Consider, next, the changes in the conduct of elections. Formerly the election was open and public: it occupied several weeks; during the whole time the town was filled with violence, clamour, drunkenness, and bribery; the elector had to fight his way to the hustings; the mob, which took sides with impartial ferocity, fought each other and hustled the electors. Since it was proclaimed how every man voted, electors had to vote against their conscience for the sake of their private interests—for instance, in the great Westminster election of 1784 the King let his tradesmen understand clearly how he expected them to vote; a contested election cost many thousands; no one could sit in the House who had not an estate worth £300 a year at least; Roman Catholics, Dissenters, and Jews were not permitted to become Members of Parliament.

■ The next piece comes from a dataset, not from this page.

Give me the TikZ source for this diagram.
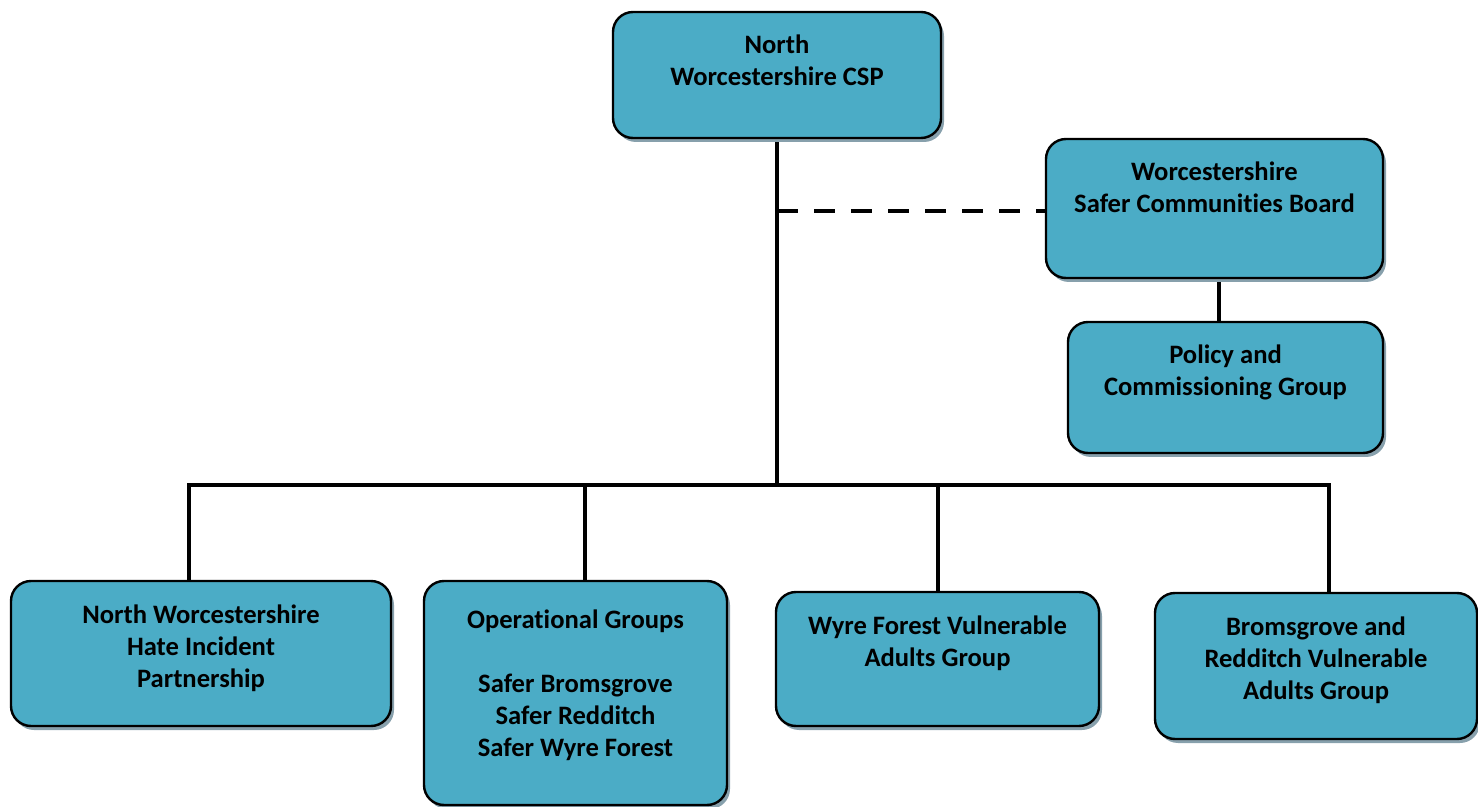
\documentclass[tikz,border=0pt]{standalone}
\usepackage{fontspec}
\setmainfont{Carlito}[Ligatures=NoCommon]
\usepackage{tikz}
\usetikzlibrary{
  positioning,
  shadows,
  backgrounds
}
\definecolor{BoxFill}{RGB}{75,172,198}
\definecolor{BoxBorder}{RGB}{0,0,0}
\definecolor{ShadowGrey}{RGB}{135,160,172}
\definecolor{LinkColor}{RGB}{0,0,0}
% text block inside a card: [top], width, height, lines
\newcommand{\cardtext}[4][21pt]{\parbox[c][#3][t]{#2}{\centering\rule{0pt}{#1}#4}}
\tikzset{
  % Card of the chart
  card/.style={
    rectangle,
    rounded corners=10pt,
    draw=BoxBorder,
    line width=1.2pt,
    fill=BoxFill,
    inner sep=0pt,
    font=\fontsize{13.3}{16}\selectfont\bfseries,
    drop shadow={shadow xshift=1.5pt, shadow yshift=-2pt, fill=ShadowGrey, opacity=1}
  },
  % Solid connector
  link/.style={
    draw=LinkColor,
    line width=2pt
  },
  % Dashed connector
  dlink/.style={
    draw=LinkColor,
    line width=2pt,
    dash pattern=on 10.5pt off 8pt
  }
}

\begin{document}
\begin{tikzpicture}[x=0.5pt, y=-0.5pt]
  \useasboundingbox (0,0) rectangle (1478,807);

  % The cards
  \node[card] (csp)  at (777,75)      {\cardtext{164pt}{63pt}{North\\Worcestershire CSP}};
  \node[card] (wscb) at (1214.5,208.5) {\cardtext{168.5pt}{69.5pt}{Worcestershire\\Safer Communities Board}};
  \node[card] (pcg)  at (1225.5,387.5) {\cardtext{157.5pt}{65.5pt}{Policy and\\Commissioning Group}};
  \node[card] (hate) at (201,653.5)   {\cardtext{190pt}{72.5pt}{North Worcestershire\\Hate Incident\\Partnership}};
  \node[card] (ops)  at (575.5,693)   {\cardtext[23.5pt]{151.5pt}{112pt}{Operational Groups\\[16pt]Safer Bromsgrove\\Safer Redditch\\Safer Wyre Forest}};
  \node[card] (wyre) at (937.5,659)   {\cardtext{161.5pt}{67pt}{Wyre Forest Vulnerable\\Adults Group}};
  \node[card] (brom) at (1316,666)    {\cardtext{161pt}{73pt}{Bromsgrove and\\Redditch Vulnerable\\Adults Group}};

  % Bus points
  \coordinate (busL) at (189,485);
  \coordinate (busR) at (1329,485);
  \coordinate (jOps) at (585,485);

  % The connectors
  \begin{scope}[on background layer]
    \draw[link] (csp.south) -- (csp.south |- busL);
    \draw[link] (hate.north -| busL) -- (busL) -- (busR) -- (brom.north -| busR);
    \draw[link] (jOps) -- (jOps |- ops.north);
    \draw[link] (wyre.north |- busL) -- (wyre.north);
    \draw[dlink] (csp.south |- 0,211) -- (wscb.west |- 0,211);
    \draw[link] ([xshift=2pt]wscb.south) -- ([xshift=2pt]wscb.south |- pcg.north);
  \end{scope}
\end{tikzpicture}
\end{document}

On the other hand, an election of the present day is conducted with perfect order. There is no shouting; there is no fighting; at eight o’clock in the morning an office is thrown open; a policeman stands outside to direct the voters; almost everybody in the electoral district records his vote. He receives a paper with the names of the candidates upon it; he marks the name for which he votes, folds the paper, and gives it to a clerk, who in his presence drops the paper into a box. At the close of the day the voting papers are opened and counted. The election is over. There has been no bribery, nobody knows how any man has voted, and the whole business is complete in one day.

In changing the franchise and the mode of election we have changed the House of Commons itself. It represents the people—not one class only, but the whole people. There are in it younger sons of Lords; they no longer come in as nominees, but on their own merits; there are no pocket boroughs; there is no property qualification, some of the Members are lawyers, some literary men, some tradesmen, some working-men; all the nation is represented in that assembly. The House is no longer the rich man’s club as it used to be, but it represents the nation; it is no longer a fortress of prejudice and conservatism, but it represents the nation. And consider the vast accession of dignity and self-respect to the working-classes when they realise that the government of the country is really and actually in their own hands, and that they can bring in their own Members of Parliament without coercion and without fear.